Example: Day1/D3/D7 retention are 50%/35%/25%. After fitting these data points to a power curve and calculating its integral until D90, we find that the average number of active days is 5. Knowing that the ARPDAU is 40 cents, the predicted D90 LTV would equal $2 USD.

3) Ratio-driven

Calculating a coefficient (D90 LTV/D3 LTV) from historical data, then applying this coefficient to multiply the real D3 LTV to get a D90 LTV prediction for each cohort.

Example: After the first 3 days, ARPU for our cohort is 20 cents. From historical data, we know that D90/D3 = 3. The predicted D90 LTV would thus be 60 cents (20 cents ARPU*3).

LTV prediction for subscription monetization

To illustrate our point, let’s focus on a real case that demonstrates how to calculate the LTV for a language learning app that charges users monthly ($30) and yearly ($240).

Such a model has two major components: 

  1. what is the LTV after subscription; and
  2. what behavior leading to subscription happens before the actual user commitment.

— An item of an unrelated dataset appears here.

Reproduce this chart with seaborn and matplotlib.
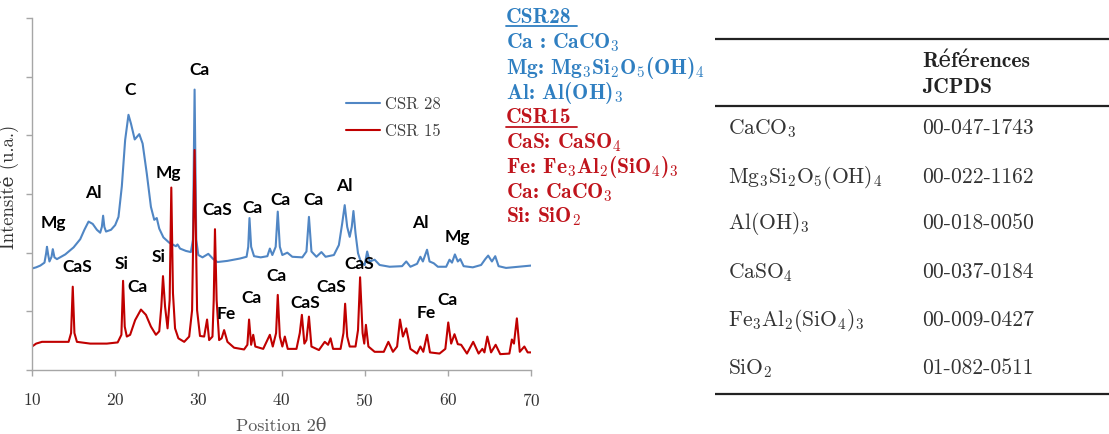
import matplotlib
matplotlib.use("Agg")
import matplotlib.pyplot as plt
import numpy as np
import pandas as pd
import seaborn as sns

# ---------------- data ----------------
two_theta_28 = [10.0, 10.5, 11.0, 11.5, 11.7, 11.8, 11.95, 12.1, 12.35, 12.5, 12.7, 13.0, 14.0, 15.0,
                15.8, 16.3, 16.8, 17.3, 17.8, 18.2, 18.4, 18.55, 18.7, 18.9, 19.5, 20.0, 20.4, 20.8,
                21.2, 21.6, 21.9, 22.35, 22.9, 23.3, 23.8, 24.3, 24.7, 25.0, 25.3, 25.8, 26.5, 27.3,
                27.5, 27.8, 28.5, 29.1, 29.35, 29.55, 29.75, 30.0, 30.5, 31.2, 31.8, 32.3, 33.5, 35.0,
                35.8, 36.0, 36.15, 36.35, 36.7, 37.5, 38.3, 38.6, 38.9, 39.3, 39.55, 39.8, 40.1, 40.7,
                41.3, 42.5, 43.0, 43.3, 43.6, 44.2, 44.8, 45.3, 46.3, 46.9, 47.3, 47.6, 47.9, 48.2,
                48.45, 48.65, 48.9, 49.2, 49.6, 50.0, 50.3, 50.6, 51.2, 51.8, 53.0, 54.5, 55.0, 55.5,
                56.3, 56.7, 57.0, 57.5, 57.8, 58.3, 58.8, 59.8, 60.2, 60.5, 60.85, 61.2, 61.5, 61.9,
                63.0, 64.0, 64.5, 64.85, 65.3, 65.7, 66.1, 67.0, 68.5, 70.0]
intensity_28 = [1.73, 1.75, 1.78, 1.83, 1.99, 2.10, 1.96, 1.85, 1.93, 2.06, 1.92, 1.89, 1.97, 2.09,
                2.23, 2.39, 2.53, 2.49, 2.39, 2.34, 2.44, 2.63, 2.44, 2.36, 2.39, 2.47, 2.61, 3.13,
                3.92, 4.35, 4.20, 3.93, 4.02, 3.86, 3.35, 2.78, 2.56, 2.59, 2.41, 2.26, 2.17, 2.11,
                2.14, 2.07, 2.03, 2.01, 2.22, 4.78, 2.22, 1.96, 1.92, 1.98, 1.89, 1.84, 1.86, 1.90,
                1.93, 2.10, 2.59, 2.10, 1.94, 1.92, 1.94, 2.07, 1.96, 2.10, 2.70, 2.10, 1.96, 2.00,
                1.93, 1.92, 2.02, 2.61, 2.02, 1.93, 2.01, 1.93, 1.96, 2.13, 2.50, 2.81, 2.44, 2.27,
                2.44, 2.71, 2.33, 1.99, 1.82, 1.79, 2.02, 1.85, 1.88, 1.79, 1.76, 1.77, 1.85, 1.76,
                1.81, 1.93, 1.85, 2.05, 1.85, 1.82, 1.76, 1.76, 1.88, 1.83, 1.97, 1.85, 1.89, 1.77,
                1.75, 1.79, 1.89, 1.95, 1.85, 1.94, 1.77, 1.74, 1.76, 1.78]

two_theta_15 = [10.0, 10.5, 11.2, 13.0, 14.4, 14.7, 14.9, 15.1, 15.4, 17.0, 19.0, 20.3, 20.75, 20.95,
                21.15, 21.4, 21.8, 22.4, 23.1, 23.7, 24.3, 24.9, 25.3, 25.55, 25.75, 26.0, 26.3, 26.55,
                26.75, 26.95, 27.2, 27.6, 28.3, 28.9, 29.25, 29.55, 29.85, 30.2, 30.7, 31.05, 31.3,
                31.7, 31.85, 32.0, 32.2, 32.5, 32.8, 33.1, 33.5, 34.3, 35.5, 35.9, 36.1, 36.35, 36.6,
                36.85, 37.8, 38.6, 38.95, 39.35, 39.55, 39.8, 40.1, 40.4, 40.75, 41.8, 42.2, 42.45,
                42.75, 43.0, 43.3, 43.6, 44.5, 45.2, 45.6, 45.9, 46.2, 47.1, 47.45, 47.65, 47.9, 48.2,
                48.9, 49.2, 49.45, 49.75, 49.95, 50.15, 50.45, 51.2, 52.3, 52.85, 53.4, 53.9, 54.25,
                54.6, 55.0, 55.5, 56.3, 56.7, 57.05, 57.5, 57.85, 59.0, 59.7, 60.05, 60.4, 60.8, 61.2,
                61.6, 62.3, 63.05, 63.7, 64.15, 64.4, 64.75, 65.2, 65.75, 66.3, 67.4, 67.7, 67.95,
                68.3, 68.65, 69.2, 69.6, 70.0]
intensity_15 = [0.40, 0.45, 0.48, 0.48, 0.48, 0.63, 1.42, 0.63, 0.48, 0.45, 0.45, 0.47, 0.60, 1.52,
                0.74, 0.57, 0.60, 0.85, 1.03, 0.94, 0.74, 0.60, 0.66, 1.08, 1.60, 1.08, 0.71, 1.19,
                3.11, 1.31, 0.71, 0.54, 0.48, 0.57, 1.02, 3.75, 1.02, 0.58, 0.57, 0.86, 0.51,
                0.57, 1.19, 2.40, 1.19, 0.51, 0.54, 0.68, 0.48, 0.38, 0.35, 0.43, 0.86, 0.43, 0.60,
                0.40, 0.36, 0.60, 0.40, 0.63, 1.28, 0.57, 0.40, 0.57, 0.36, 0.36, 0.63, 0.94,
                0.45, 0.51, 0.91, 0.40, 0.34, 0.48, 0.43, 0.54, 0.36, 0.36, 0.63, 1.13, 0.57, 0.40,
                0.40, 0.68, 1.58, 0.63, 0.45, 0.77, 0.40, 0.31, 0.31, 0.48, 0.31, 0.40, 0.86,
                0.57, 0.71, 0.36, 0.28, 0.40, 0.31, 0.60, 0.30, 0.28, 0.36, 0.81, 0.45, 0.61, 0.44,
                0.43, 0.28, 0.48, 0.28, 0.36, 0.30, 0.57, 0.30, 0.43, 0.27, 0.28, 0.52, 0.45,
                0.88, 0.31, 0.40, 0.30, 0.30]

series_names = ["CSR 28", "CSR 15"]
series_colors = ["#5086C4", "#C00000"]

peak_labels = ["Mg", "Al", "C", "Ca", "Mg", "CaS", "Ca", "Ca", "Ca", "Al", "Al", "Mg",
               "CaS", "Si", "Ca", "Si", "Fe", "Ca", "Ca", "CaS", "CaS", "CaS", "Fe", "Ca"]
peak_label_x = [12.6, 17.4, 21.8, 30.1, 26.45, 32.3, 36.5, 39.9, 43.85, 47.5, 56.65, 61.1,
                15.4, 20.75, 22.7, 25.25, 33.3, 36.45, 39.35, 42.8, 46.0, 49.4, 57.45, 60.0]
peak_label_y = [2.50, 3.01, 4.78, 5.11, 3.36, 2.72, 2.76, 2.89, 2.89, 3.13, 2.51, 2.27,
                1.76, 1.80, 1.42, 1.92, 0.95, 1.23, 1.61, 1.15, 1.42, 1.80, 0.97, 1.19]

x_ticks = [10, 20, 30, 40, 50, 60, 70]

legend_csr28 = ["CSR28", "Ca : CaCO$_\\mathbf{3}$", "Mg: Mg$_\\mathbf{3}$Si$_\\mathbf{2}$O$_\\mathbf{5}$(OH)$_\\mathbf{4}$",
                "Al: Al(OH)$_\\mathbf{3}$"]
legend_csr15 = ["CSR15", "CaS: CaSO$_\\mathbf{4}$", "Fe: Fe$_\\mathbf{3}$Al$_\\mathbf{2}$(SiO$_\\mathbf{4}$)$_\\mathbf{3}$",
                "Ca: CaCO$_\\mathbf{3}$", "Si: SiO$_\\mathbf{2}$"]
legend_text_colors = ["#2F7FC1", "#C0141C"]

table_header = ["Références", "JCPDS"]
phase_names = ["CaCO$_3$", "Mg$_3$Si$_2$O$_5$(OH)$_4$", "Al(OH)$_3$", "CaSO$_4$",
               "Fe$_3$Al$_2$(SiO$_4$)$_3$", "SiO$_2$"]
jcpds_refs = ["00-047-1743", "00-022-1162", "00-018-0050", "00-037-0184", "00-009-0427", "01-082-0511"]

# ---------------- style ----------------
sns.set_theme(style="white")
plt.rcParams["font.family"] = ["cmr10", "DejaVu Serif"]
plt.rcParams["mathtext.fontset"] = "cm"
plt.rcParams["axes.formatter.use_mathtext"] = True
plt.rcParams["axes.unicode_minus"] = False

W, H = 1109, 434
fig = plt.figure(figsize=(W / 100, H / 100), dpi=100)
ax = fig.add_axes([32 / W, 64 / H, 499 / W, 352 / H])

df = pd.concat([
    pd.DataFrame({"theta": two_theta_28, "I": intensity_28, "serie": series_names[0]}),
    pd.DataFrame({"theta": two_theta_15, "I": intensity_15, "serie": series_names[1]}),
], ignore_index=True)

sns.lineplot(data=df, x="theta", y="I", hue="serie", palette=dict(zip(series_names, series_colors)),
             estimator=None, sort=False, linewidth=1.5, ax=ax, legend=False)

ax.set_xlim(10, 70)
ax.set_ylim(0, 6)
ax.set_xticks(x_ticks)
ax.set_yticks(range(0, 7))
ax.set_yticklabels([])
for s in ["top", "right"]:
    ax.spines[s].set_visible(False)
for s in ["left", "bottom"]:
    ax.spines[s].set_color("#A6A6A6")
    ax.spines[s].set_linewidth(1.0)
ax.tick_params(axis="both", which="major", direction="out", length=4, width=1.0, color="#A6A6A6",
               bottom=True, left=True)
ax.tick_params(axis="x", labelsize=12.5, labelcolor="#333333", pad=12)
ax.set_xlabel("Position 2θ", fontsize=13, color="#555555", labelpad=7)
ax.set_ylabel("Intensité (u.a.)", fontsize=13.5, color="#333333")
ax.yaxis.set_label_coords(-0.027, 0.52)

for lab, px, py in zip(peak_labels, peak_label_x, peak_label_y):
    ax.text(px, py, lab, ha="center", va="center", fontsize=12.5, fontweight="bold",
            family="Lato", color="black")

handles = [plt.Line2D([], [], color=c, lw=1.5) for c in series_colors]
leg = ax.legend(handles, series_names, loc="upper left", bbox_to_anchor=(0.6, 0.82), frameon=False,
                fontsize=12, handlelength=2.0, handletextpad=0.3, labelspacing=0.7)
for t in leg.get_texts():
    t.set_color("#404040")

# ---------------- overlay in pixel coordinates ----------------
ov = fig.add_axes([0, 0, 1, 1])
ov.set_xlim(0, W)
ov.set_ylim(H, 0)
ov.axis("off")
ov.patch.set_visible(False)

# coloured legend of phases
x0 = 506
bl28 = [23.3, 48.3, 74.0, 99.3]
bl15 = [123.3, 148.3, 173.3, 198.3, 222.7]
for txt, y in zip(legend_csr28, bl28):
    ov.text(x0, y, txt, family=["cmb10", "DejaVu Serif"], fontsize=15.5, color=legend_text_colors[0], va="baseline", ha="left")
for txt, y in zip(legend_csr15, bl15):
    ov.text(x0, y, txt, family=["cmb10", "DejaVu Serif"], fontsize=15.5, color=legend_text_colors[1], va="baseline", ha="left")
ov.plot([x0, 577], [26.2, 26.2], color=legend_text_colors[0], lw=1.3)
ov.plot([x0, 577], [126.5, 126.5], color=legend_text_colors[1], lw=1.3)

# table
for y in [39, 106, 394]:
    ov.plot([715, W], [y, y], color="#222222", lw=1.6, solid_capstyle="butt")
ov.text(922, 66.7, table_header[0], family=["cmb10", "DejaVu Serif"], fontsize=15.5, color="#222222", va="baseline")
ov.text(922, 92.7, table_header[1], family=["cmb10", "DejaVu Serif"], fontsize=15.5, color="#222222", va="baseline")
row_bl = [134.3, 182.7, 229.3, 278.3, 326.0, 374.3]
for name, ref, y in zip(phase_names, jcpds_refs, row_bl):
    ov.text(728, y, name, fontsize=15.5, color="#333333", va="baseline")
    ov.text(922, y, ref, fontsize=15.5, color="#333333", va="baseline")

fig.savefig("out.png", dpi=100)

Here’s a step-by-step process of how to calculate LTV:

  1. First, decide over which time to calculate LTV. Typically it’s 90 days, 180 days, or one year. You can choose to segment by country, channel, or platform. In our case, we split the LTV model into subscription type and country (the world and the US).
  2. Second, gather retention data for subscribers and extrapolate for months when data is not available. (You can achieve this by fitting a power curve and applying a trendline to existing data.)
  3. Calculate the active months from the retention data by summing up the monthly retention numbers: 100% (Month 0) + 45% (Month 1) + 36% (Month 2)  + … + … = 330%. Do the same for yearly subscriptions. In our example, that is 130%.
  4. Then calculate the average split between monthly and yearly subscriptions. (70% vs. 23%.)
  5. Finally, you’re ready to calculate the LTV for a random user from the US: Monthly sub % X Active months subscribed X monthly sub price + Yearly sub % X Active years X yearly sub price = 0.7 X 3.3 X 30 + 0.3 X 1.3 X 240 = $163. 

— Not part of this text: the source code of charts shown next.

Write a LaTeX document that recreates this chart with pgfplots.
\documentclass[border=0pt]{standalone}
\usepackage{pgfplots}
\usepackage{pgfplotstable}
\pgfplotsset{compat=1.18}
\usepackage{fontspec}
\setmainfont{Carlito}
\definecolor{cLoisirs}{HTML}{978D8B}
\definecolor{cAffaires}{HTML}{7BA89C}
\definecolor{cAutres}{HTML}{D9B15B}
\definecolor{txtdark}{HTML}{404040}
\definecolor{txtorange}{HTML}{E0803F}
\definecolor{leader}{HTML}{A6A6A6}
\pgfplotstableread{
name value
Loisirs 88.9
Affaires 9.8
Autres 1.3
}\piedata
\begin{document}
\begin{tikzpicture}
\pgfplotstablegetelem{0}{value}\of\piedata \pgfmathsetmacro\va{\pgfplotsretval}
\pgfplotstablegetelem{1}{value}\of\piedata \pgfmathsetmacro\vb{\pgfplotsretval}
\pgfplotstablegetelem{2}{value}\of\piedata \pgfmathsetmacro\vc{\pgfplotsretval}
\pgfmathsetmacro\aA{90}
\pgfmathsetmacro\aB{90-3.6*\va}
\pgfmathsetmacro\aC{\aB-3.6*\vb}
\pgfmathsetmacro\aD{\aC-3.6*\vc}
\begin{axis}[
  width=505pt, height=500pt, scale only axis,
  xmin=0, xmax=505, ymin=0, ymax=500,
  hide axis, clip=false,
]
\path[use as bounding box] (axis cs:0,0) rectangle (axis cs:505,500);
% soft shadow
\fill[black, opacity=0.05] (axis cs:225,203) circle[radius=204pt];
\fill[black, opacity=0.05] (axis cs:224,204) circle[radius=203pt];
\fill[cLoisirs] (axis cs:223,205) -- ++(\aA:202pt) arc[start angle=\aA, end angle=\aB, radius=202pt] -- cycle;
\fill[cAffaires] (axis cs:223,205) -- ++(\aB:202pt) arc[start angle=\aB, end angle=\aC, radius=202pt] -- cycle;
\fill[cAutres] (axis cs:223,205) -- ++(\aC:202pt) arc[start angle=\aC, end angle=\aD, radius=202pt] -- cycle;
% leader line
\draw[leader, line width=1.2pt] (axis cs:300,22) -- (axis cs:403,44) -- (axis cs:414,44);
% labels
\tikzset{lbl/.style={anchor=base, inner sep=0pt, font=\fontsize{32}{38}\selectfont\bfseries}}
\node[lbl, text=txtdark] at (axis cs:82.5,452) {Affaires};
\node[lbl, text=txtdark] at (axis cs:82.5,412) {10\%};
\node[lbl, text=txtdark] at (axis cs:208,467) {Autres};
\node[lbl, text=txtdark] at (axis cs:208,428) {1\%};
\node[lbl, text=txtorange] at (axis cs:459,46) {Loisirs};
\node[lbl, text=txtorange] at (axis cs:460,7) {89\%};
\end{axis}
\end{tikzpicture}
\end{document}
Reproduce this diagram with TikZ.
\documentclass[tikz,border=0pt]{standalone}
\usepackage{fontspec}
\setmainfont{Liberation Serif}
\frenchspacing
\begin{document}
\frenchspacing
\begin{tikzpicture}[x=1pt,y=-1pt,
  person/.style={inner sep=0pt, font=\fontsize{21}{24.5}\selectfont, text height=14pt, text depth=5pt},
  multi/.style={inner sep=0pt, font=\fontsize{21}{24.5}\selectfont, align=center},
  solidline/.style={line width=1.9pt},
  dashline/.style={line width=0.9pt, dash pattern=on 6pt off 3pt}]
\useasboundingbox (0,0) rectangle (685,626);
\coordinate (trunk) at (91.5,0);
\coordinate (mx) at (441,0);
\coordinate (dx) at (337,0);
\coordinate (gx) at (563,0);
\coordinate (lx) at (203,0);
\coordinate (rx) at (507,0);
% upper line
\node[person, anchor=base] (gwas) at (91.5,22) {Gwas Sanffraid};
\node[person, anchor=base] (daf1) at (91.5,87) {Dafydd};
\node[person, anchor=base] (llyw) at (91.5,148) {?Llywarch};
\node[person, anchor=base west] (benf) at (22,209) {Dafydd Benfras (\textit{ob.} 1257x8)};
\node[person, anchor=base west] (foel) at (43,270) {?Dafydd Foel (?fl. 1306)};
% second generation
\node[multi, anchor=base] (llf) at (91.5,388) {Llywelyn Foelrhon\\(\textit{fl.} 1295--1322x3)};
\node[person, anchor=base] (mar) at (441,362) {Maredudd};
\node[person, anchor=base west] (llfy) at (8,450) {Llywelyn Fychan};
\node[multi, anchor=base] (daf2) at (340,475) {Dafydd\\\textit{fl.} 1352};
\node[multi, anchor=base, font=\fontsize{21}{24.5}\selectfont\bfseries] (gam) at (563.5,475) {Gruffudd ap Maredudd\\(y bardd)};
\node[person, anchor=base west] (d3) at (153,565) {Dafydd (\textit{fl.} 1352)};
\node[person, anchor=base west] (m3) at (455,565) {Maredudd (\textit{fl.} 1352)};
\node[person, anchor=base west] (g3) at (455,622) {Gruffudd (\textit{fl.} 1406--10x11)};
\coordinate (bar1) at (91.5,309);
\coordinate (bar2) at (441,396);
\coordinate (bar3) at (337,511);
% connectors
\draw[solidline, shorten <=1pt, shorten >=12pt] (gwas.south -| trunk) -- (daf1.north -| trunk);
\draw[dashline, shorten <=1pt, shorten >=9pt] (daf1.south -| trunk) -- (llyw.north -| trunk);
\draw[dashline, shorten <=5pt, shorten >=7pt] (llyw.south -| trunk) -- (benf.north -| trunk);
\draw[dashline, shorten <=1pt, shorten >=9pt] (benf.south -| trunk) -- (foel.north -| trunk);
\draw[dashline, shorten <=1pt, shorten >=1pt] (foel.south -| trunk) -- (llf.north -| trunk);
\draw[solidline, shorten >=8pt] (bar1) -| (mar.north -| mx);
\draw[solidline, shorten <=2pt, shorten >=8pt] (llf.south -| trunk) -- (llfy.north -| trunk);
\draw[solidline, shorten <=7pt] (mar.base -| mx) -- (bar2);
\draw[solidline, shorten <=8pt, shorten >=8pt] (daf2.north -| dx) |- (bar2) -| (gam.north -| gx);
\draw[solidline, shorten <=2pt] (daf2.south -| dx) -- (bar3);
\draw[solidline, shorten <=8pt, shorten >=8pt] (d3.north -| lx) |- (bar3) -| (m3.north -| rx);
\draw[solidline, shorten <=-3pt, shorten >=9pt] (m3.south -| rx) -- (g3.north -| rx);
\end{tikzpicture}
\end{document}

In order to be able to quickly see the potential value of acquired users, you must analyze their behavior before they subscribe. To be able to perform regression analysis, you must have basic data available, such as:

  • Historical raw user behavior data stored, for example, in BigQuery database, Amplitude, or Mixpanel.
  • Post-install events selected, such as Consumed content, Learned content, Cancel free trial, and Paid subscription from free trial.


At a high level, a data analyst is searching for a correlation between behavior data and conversion rate on day 0, day 3, etc. The challenge is to identify a strong predictor that (in the ideal world) correlates 100% with future subscriptions. This, however, is never the case, so the role of the data analyst lies in finding the right balance between the frequency of the early event and its prediction accuracy.

An example of finding the optimal predictive event

So, we’ve described the theory of how to define a predictive event, now let’s move to a practical demonstration.

In the case of our language learning app, we established that users with a higher engagement count have a better conversion rate over time – but that this only becomes apparent later in the free trial. Users appear to move slowly into higher engagement, suggesting continued usage. Obviously, this is a problem if a UA manager has to make a quick decision about optimizing the acquisition campaign.

So, we investigated whether early continued engagement yields higher conversion rates.

It did, so we investigated which app functionality drives higher conversions. We also examined when users canceled subscriptions.

The analyst then went through each event to identify correlations. Below, for example, a graph shows conversion rate evolution increasing with more active days spent in the app. The hypothesis is that if we see regular app usage early on, those users will more likely convert to paying customers once the trial ends.

To illustrate learnings from this particular step of the analysis, we can see that when users are active for 3 or more days out of 4 (31% of users), this segment has a 15% higher conversion than average. Unfortunately, the difference isn’t substantial enough to use this as a solid indicator of a future subscription.

The a-ha moment

Typically such an analysis happens after 15-30 engagement or functional events (those represent, for example, having “listened to a lesson” or “completed a test”). 

Unfortunately, none of these classic post-install signals was strong enough to be used for the LTV prediction or later as an optimization event for Facebook and Google Ads campaigns.

That was until we spotted an interesting behavior: 16% of iOS and even 33% of Android users canceled their subscriptions on day 0! That’s when the free-trial ends and switches to a paid subscription.

It’s a counter-intuitive signal; a negative behavior. However, the insight could be used for data science purposes. In this case, trial cancellation happens very early and it’s performed by a segment of an optimal size for this purpose. 

The trial cancellation data, combined with the number of times a user was active during the first four days, enabled us to develop an accurate LTV prediction formula after searching for weeks.

The business impact of a solid LTV prediction

An accurate LTV prediction enables UA managers to predict how successful a campaign will be at attracting paying users without needing to wait until the free-trial period is over.

Additionally, such an analysis helps app owners to identify the best post-install event on which cost-per-action (CPA) campaigns should be optimized. Today, the majority of high-quality traffic on ad networks such as Facebook and Google comes not from cost-per-install campaigns but from CPA campaigns that drive users who are most likely to complete the desired event.

By optimizing for “trial not canceled within the first 2 hours” instead of the usual “trial started”, we increased the conversion from install to subscription from 2.6% to 8.3%. This ultimately led to increased return on ad spend by a whopping 183%!